EFF statement on unanswered questions by ministers
11 January 2023
The Economic Freedom Fighters (EFF) notes with indignation the publishing by parliament of a question paper of lapsed questions which were posed by Members of Parliament to the Executive in 2022, and to which the Executive failed to reply. Rule 135 of the Rules of the National Assembly provide that all questions not answered by the last sitting day of Parliament's annual session lapse after 20 days of the day of the last sitting.
For the year 2022, Members of the Executive failed to provide answers to 83 questions from Members of Parliament, which is an increase from the 70 questions that were not answered in 2021. Nineteen of these unanswered questions were asked by members of the EFF, and straddled concerns relating to the dysfunctionality of the Road Accident Fund, to specific concerns about graduates who have not been granted their certificates because of the failures of NSFAS to pay fees even though some of these graduates qualified for funding.
The most notorious of these ministers is the Minister of Defence and Military Veterans, who failed to reply to 27 questions asked to her in 2022, the Minister of Transport who failed to reply to 18 questions, the Minister of Cooperative Governance and Traditional Affairs who failed to reply to 12 questions, and the Minister of Tourism who failed to reply to 9 questions.

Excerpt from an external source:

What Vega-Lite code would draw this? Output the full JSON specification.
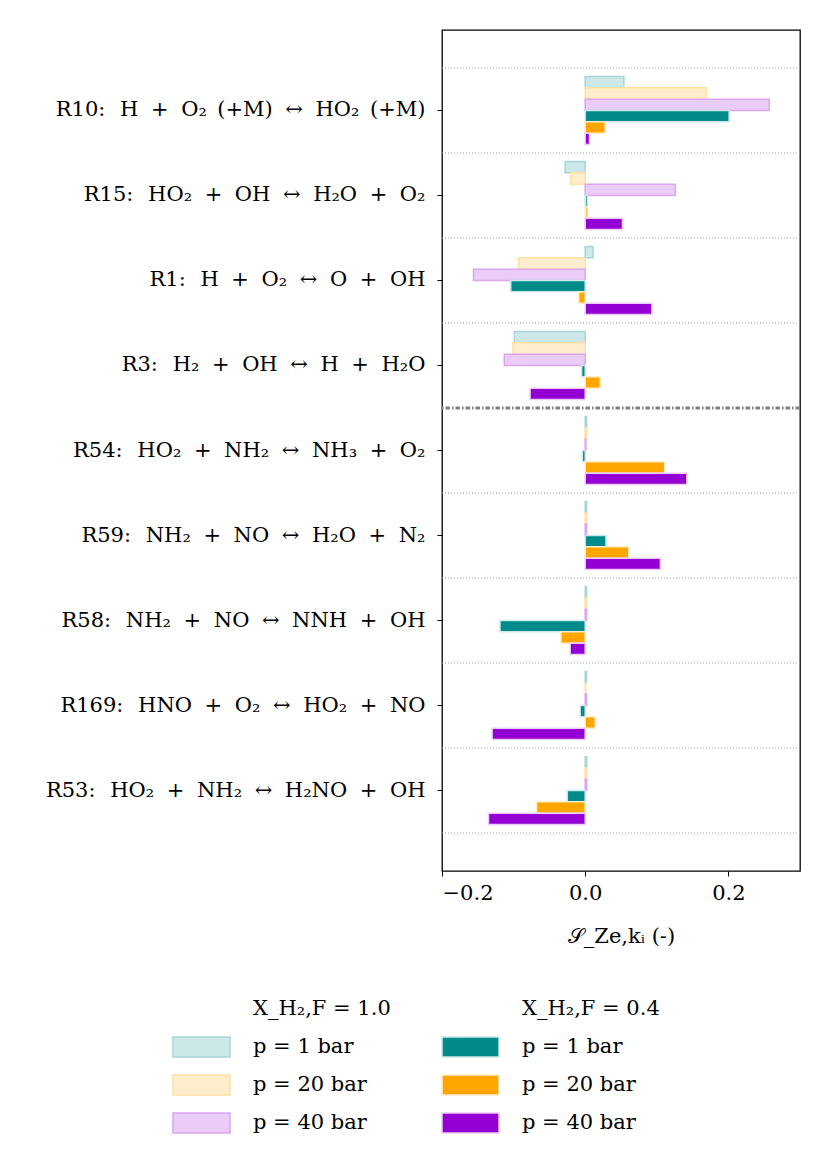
{
  "$schema": "https://vega.github.io/schema/vega-lite/v6.json",
  "autosize": {"type": "none"},
  "padding": {"left": 442, "top": 30, "right": 30, "bottom": 292},
  "width": 358,
  "height": 841,
  "background": "white",
  "config": {
    "view": {"stroke": "black", "strokeWidth": 1.3},
    "axis": {
      "domainColor": "black",
      "tickColor": "black",
      "labelColor": "black",
      "titleColor": "black",
      "grid": false
    }
  },
  "data": {
    "values": [
      {"reaction": "R10: H + O₂ (+M) ↔ HO₂ (+M)", "series": "A1", "value": 0.054},
      {"reaction": "R10: H + O₂ (+M) ↔ HO₂ (+M)", "series": "A20", "value": 0.169},
      {"reaction": "R10: H + O₂ (+M) ↔ HO₂ (+M)", "series": "A40", "value": 0.257},
      {"reaction": "R10: H + O₂ (+M) ↔ HO₂ (+M)", "series": "B1", "value": 0.201},
      {"reaction": "R10: H + O₂ (+M) ↔ HO₂ (+M)", "series": "B20", "value": 0.028},
      {"reaction": "R10: H + O₂ (+M) ↔ HO₂ (+M)", "series": "B40", "value": 0.006},

      {"reaction": "R15: HO₂ + OH ↔ H₂O + O₂", "series": "A1", "value": -0.028},
      {"reaction": "R15: HO₂ + OH ↔ H₂O + O₂", "series": "A20", "value": -0.020},
      {"reaction": "R15: HO₂ + OH ↔ H₂O + O₂", "series": "A40", "value": 0.126},
      {"reaction": "R15: HO₂ + OH ↔ H₂O + O₂", "series": "B1", "value": 0.003},
      {"reaction": "R15: HO₂ + OH ↔ H₂O + O₂", "series": "B20", "value": 0.003},
      {"reaction": "R15: HO₂ + OH ↔ H₂O + O₂", "series": "B40", "value": 0.052},

      {"reaction": "R1: H + O₂ ↔ O + OH", "series": "A1", "value": 0.011},
      {"reaction": "R1: H + O₂ ↔ O + OH", "series": "A20", "value": -0.093},
      {"reaction": "R1: H + O₂ ↔ O + OH", "series": "A40", "value": -0.156},
      {"reaction": "R1: H + O₂ ↔ O + OH", "series": "B1", "value": -0.104},
      {"reaction": "R1: H + O₂ ↔ O + OH", "series": "B20", "value": -0.009},
      {"reaction": "R1: H + O₂ ↔ O + OH", "series": "B40", "value": 0.093},

      {"reaction": "R3: H₂ + OH ↔ H + H₂O", "series": "A1", "value": -0.099},
      {"reaction": "R3: H₂ + OH ↔ H + H₂O", "series": "A20", "value": -0.101},
      {"reaction": "R3: H₂ + OH ↔ H + H₂O", "series": "A40", "value": -0.113},
      {"reaction": "R3: H₂ + OH ↔ H + H₂O", "series": "B1", "value": -0.005},
      {"reaction": "R3: H₂ + OH ↔ H + H₂O", "series": "B20", "value": 0.021},
      {"reaction": "R3: H₂ + OH ↔ H + H₂O", "series": "B40", "value": -0.077},

      {"reaction": "R54: HO₂ + NH₂ ↔ NH₃ + O₂", "series": "A1", "value": 0.002},
      {"reaction": "R54: HO₂ + NH₂ ↔ NH₃ + O₂", "series": "A20", "value": 0.002},
      {"reaction": "R54: HO₂ + NH₂ ↔ NH₃ + O₂", "series": "A40", "value": 0.001},
      {"reaction": "R54: HO₂ + NH₂ ↔ NH₃ + O₂", "series": "B1", "value": -0.004},
      {"reaction": "R54: HO₂ + NH₂ ↔ NH₃ + O₂", "series": "B20", "value": 0.111},
      {"reaction": "R54: HO₂ + NH₂ ↔ NH₃ + O₂", "series": "B40", "value": 0.142},

      {"reaction": "R59: NH₂ + NO ↔ H₂O + N₂", "series": "A1", "value": 0.002},
      {"reaction": "R59: NH₂ + NO ↔ H₂O + N₂", "series": "A20", "value": 0.002},
      {"reaction": "R59: NH₂ + NO ↔ H₂O + N₂", "series": "A40", "value": 0.002},
      {"reaction": "R59: NH₂ + NO ↔ H₂O + N₂", "series": "B1", "value": 0.029},
      {"reaction": "R59: NH₂ + NO ↔ H₂O + N₂", "series": "B20", "value": 0.061},
      {"reaction": "R59: NH₂ + NO ↔ H₂O + N₂", "series": "B40", "value": 0.105},

      {"reaction": "R58: NH₂ + NO ↔ NNH + OH", "series": "A1", "value": 0.002},
      {"reaction": "R58: NH₂ + NO ↔ NNH + OH", "series": "A20", "value": 0.002},
      {"reaction": "R58: NH₂ + NO ↔ NNH + OH", "series": "A40", "value": 0.002},
      {"reaction": "R58: NH₂ + NO ↔ NNH + OH", "series": "B1", "value": -0.119},
      {"reaction": "R58: NH₂ + NO ↔ NNH + OH", "series": "B20", "value": -0.034},
      {"reaction": "R58: NH₂ + NO ↔ NNH + OH", "series": "B40", "value": -0.021},

      {"reaction": "R169: HNO + O₂ ↔ HO₂ + NO", "series": "A1", "value": 0.002},
      {"reaction": "R169: HNO + O₂ ↔ HO₂ + NO", "series": "A20", "value": 0.001},
      {"reaction": "R169: HNO + O₂ ↔ HO₂ + NO", "series": "A40", "value": 0.002},
      {"reaction": "R169: HNO + O₂ ↔ HO₂ + NO", "series": "B1", "value": -0.007},
      {"reaction": "R169: HNO + O₂ ↔ HO₂ + NO", "series": "B20", "value": 0.014},
      {"reaction": "R169: HNO + O₂ ↔ HO₂ + NO", "series": "B40", "value": -0.130},

      {"reaction": "R53: HO₂ + NH₂ ↔ H₂NO + OH", "series": "A1", "value": 0.002},
      {"reaction": "R53: HO₂ + NH₂ ↔ H₂NO + OH", "series": "A20", "value": 0.002},
      {"reaction": "R53: HO₂ + NH₂ ↔ H₂NO + OH", "series": "A40", "value": 0.002},
      {"reaction": "R53: HO₂ + NH₂ ↔ H₂NO + OH", "series": "B1", "value": -0.025},
      {"reaction": "R53: HO₂ + NH₂ ↔ H₂NO + OH", "series": "B20", "value": -0.068},
      {"reaction": "R53: HO₂ + NH₂ ↔ H₂NO + OH", "series": "B40", "value": -0.135}
    ]
  },
  "layer": [
    {
      "transform": [
        {"aggregate": [{"op": "count", "as": "n"}], "groupby": ["reaction"]},
        {"filter": "indexof(datum.reaction, 'R54:') != 0"}
      ],
      "mark": {"type": "rule", "color": "#9a9a9a", "strokeWidth": 1, "strokeDash": [1, 2]},
      "encoding": {
        "y": {"field": "reaction", "type": "nominal", "bandPosition": 0, "sort": null}
      }
    },
    {
      "transform": [
        {"aggregate": [{"op": "count", "as": "n"}], "groupby": ["reaction"]},
        {"filter": "indexof(datum.reaction, 'R53:') == 0"}
      ],
      "mark": {"type": "rule", "color": "#9a9a9a", "strokeWidth": 1, "strokeDash": [1, 2]},
      "encoding": {
        "y": {"field": "reaction", "type": "nominal", "bandPosition": 1, "sort": null}
      }
    },
    {
      "transform": [
        {"aggregate": [{"op": "count", "as": "n"}], "groupby": ["reaction"]},
        {"filter": "indexof(datum.reaction, 'R54:') == 0"}
      ],
      "mark": {"type": "rule", "color": "#808080", "strokeWidth": 3, "strokeDash": [4.5, 2, 1.5, 2]},
      "encoding": {
        "y": {"field": "reaction", "type": "nominal", "bandPosition": 0, "sort": null}
      }
    },
    {
      "mark": {"type": "bar", "strokeWidth": 1.5, "orient": "horizontal"},
      "encoding": {
        "y": {
          "field": "reaction",
          "type": "nominal",
          "sort": null,
          "scale": {
            "domain": [
              "R10: H + O₂ (+M) ↔ HO₂ (+M)",
              "R15: HO₂ + OH ↔ H₂O + O₂",
              "R1: H + O₂ ↔ O + OH",
              "R3: H₂ + OH ↔ H + H₂O",
              "R54: HO₂ + NH₂ ↔ NH₃ + O₂",
              "R59: NH₂ + NO ↔ H₂O + N₂",
              "R58: NH₂ + NO ↔ NNH + OH",
              "R169: HNO + O₂ ↔ HO₂ + NO",
              "R53: HO₂ + NH₂ ↔ H₂NO + OH"
            ],
            "paddingInner": 0,
            "paddingOuter": 0.447
          },
          "axis": {
            "title": null,
            "labelFont": "DejaVu Serif",
            "labelFontSize": 21,
            "labelPadding": 12,
            "labelLimit": 0,
            "labelExpr": "replace(replace(replace(replace(datum.label, / \\+ /g, '\u2002\u200a+\u2002\u200a'), / ↔ /g, '\u2002\u200a↔\u2002\u200a'), ': ', ':\u2002\u2009'), / \\(/g, '\u2002(')",
            "tickSize": 5,
            "domain": false
          }
        },
        "yOffset": {
          "field": "series",
          "type": "nominal",
          "scale": {"domain": ["A1", "A20", "A40", "B1", "B20", "B40"], "paddingInner": 0, "paddingOuter": 0.75}
        },
        "x": {
          "field": "value",
          "type": "quantitative",
          "scale": {"domain": [-0.2, 0.3], "nice": false},
          "axis": {
            "values": [-0.2, 0, 0.2],
            "format": ".1f",
            "labelExpr": "replace(datum.label, '-', '−')",
            "labelFont": "DejaVu Serif",
            "labelFontSize": 21,
            "labelPadding": 6,
            "tickSize": 5,
            "domain": false,
            "title": "𝒮_Ze,kᵢ (-)",
            "titleFont": "DejaVu Serif",
            "titleFontSize": 21,
            "titleFontWeight": "normal",
            "titlePadding": 22
          }
        },
        "color": {
          "field": "series",
          "type": "nominal",
          "scale": {
            "domain": ["H1", "A1", "A20", "A40", "H2", "B1", "B20", "B40"],
            "range": ["transparent", "#cce8e8", "#ffedcc", "#eaccf6", "transparent", "#008b8b", "#ffa500", "#9400d3"]
          },
          "legend": {
            "orient": "none",
            "legendX": -270,
            "legendY": 964,
            "columns": 2,
            "columnPadding": 50,
            "rowPadding": 8,
            "clipHeight": 30,
            "padding": 0,
            "title": null,
            "symbolType": "M-1,-0.35H1V0.35H-1Z",
            "symbolSize": 3249,
            "symbolStrokeWidth": 1.5,
            "labelFont": "DejaVu Serif",
            "labelFontSize": 21,
            "labelColor": "black",
            "labelOffset": 22,
            "labelExpr": "datum.label == 'H1' ? 'X_H₂,F = 1.0' : datum.label == 'H2' ? 'X_H₂,F = 0.4' : 'p = ' + slice(datum.label, 1) + ' bar'"
          }
        },
        "stroke": {
          "field": "series",
          "type": "nominal",
          "scale": {
            "domain": ["H1", "A1", "A20", "A40", "H2", "B1", "B20", "B40"],
            "range": ["transparent", "#a6d6d6", "#ffdfa6", "#dba6f0", "transparent", "#cce8e8", "#ffedcc", "#eaccf6"]
          },
          "legend": {
            "orient": "none",
            "legendX": -270,
            "legendY": 964,
            "columns": 2,
            "columnPadding": 50,
            "rowPadding": 8,
            "clipHeight": 30,
            "padding": 0,
            "title": null,
            "symbolType": "M-1,-0.35H1V0.35H-1Z",
            "symbolSize": 3249,
            "symbolStrokeWidth": 1.5,
            "labelFont": "DejaVu Serif",
            "labelFontSize": 21,
            "labelColor": "black",
            "labelOffset": 22,
            "labelExpr": "datum.label == 'H1' ? 'X_H₂,F = 1.0' : datum.label == 'H2' ? 'X_H₂,F = 0.4' : 'p = ' + slice(datum.label, 1) + ' bar'"
          }
        }
      }
    }
  ]
}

The failure by these Ministers to reply timeously to questions by Members of Parliament is a demonstration of the contempt with which they hold not only parliament, but the very Constitution they swore to respect and defend. Questions are a key mechanism used by the legislative arm of the State to hold the executive accountable, and ministers do not have the right not to reply to these questions. In terms of Rule 146 of the Rules of the National Assembly, ministers are required to reply to questions for written reply within 10 days of these questions having been placed on the question paper.